If we have children, if we have subordinates on the job, if we have customers, if we are in an information booth or collect tickets, or serve on a police force or the military, we have power over other human beings and there is the possibility of abusing it. All of us therefore have the capacity of evil, and it is a temptation to abuse the power that we have.
And so we pray that we not be led into temptation.
And then we pray for deliverance from evil. If evil is associated with the abuse of power, then the bigger the concentration of power, the greater the potential for evil.
The genius of our nation's founders was that they recognized this, and created a government with checks and balances to keep anyone from getting too much power. They would have agreed with Lord Acton's statement, "power corrupts, and absolute power corrupts absolutely." Since our nation was founded, however, other centers of power and abuse have grown up. Multinational corporations have done great things, but without checks and balances on their power, they become one with the "powers and principalities of this present darkness" to which St. Paul referred. Corporations are like fire, which does tremendous good when controlled but becomes a death-dealing inferno when let loose. Philip Morris and other tobacco companies deliberately added substances to make cigarettes more addictive, and lied to the public about it. The United Methodist Church is calling for a boycott of Philip Morris' Kraft Foods operations because profits from the foods enable Philip Morris to continue its death-dealing behavior. Oil companies have been accused of the torture and deaths of native populations near their wells and pipelines in Burma, Indonesia, Nigeria and Colombia. And last week labor organizations filed suit against the Coca-Cola Corporation, accusing the local bottler in Colombia with organizing death squads.
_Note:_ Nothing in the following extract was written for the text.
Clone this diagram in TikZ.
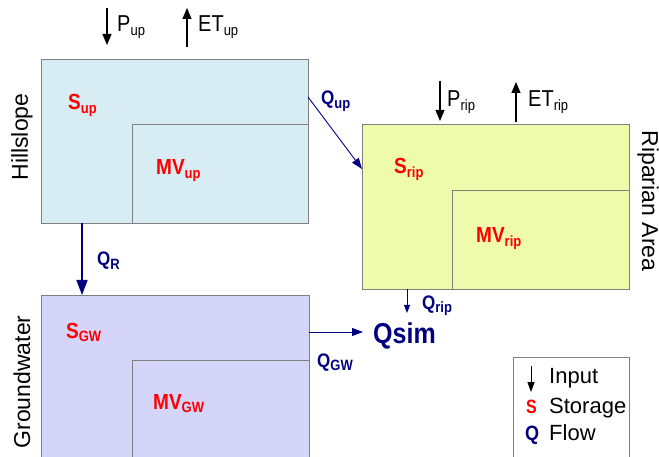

Why do we have to hear about such things in church, where we have come to renew our relationship with Jesus Christ? Because Jesus asked us to pray for deliverance from evil, and we need to understand evil and how it works.
This is serious business. It is a matter of life and death. It is not just world affairs, but lives and souls and eternity. Evil has the capacity of stopping the kingdom of God in its tracks. And so we pray that we may be delivered from it.
We say the Lord's Prayer every church service. We say it by rote. We say it from memory. It has the treasured sound of familiarity. But it's the opposite of a meaningless prayer; its concerns are soul sized. When we pray this prayer, we put ourselves in community, a community of others who care that God's will be done on earth as it is in heaven. We ask God for the very most important things - not the nice to haves, but the essentials: bread to nourish our bodies, forgiveness to make our relationships whole, and, above all else, God's presence to strengthen us against temptation and evil.
But shall we end on the word "evil"? Protestants say no. We are uncomfortable ending the Lord's Prayer with "deliver us from evil." It's abrupt and it's depressing and it's incomplete. And so we add the ancient ending that puts it all in context. In the end, God is in charge and that will never change. "For thine is the kingdom, and the power, and the glory; for ever and ever. Amen."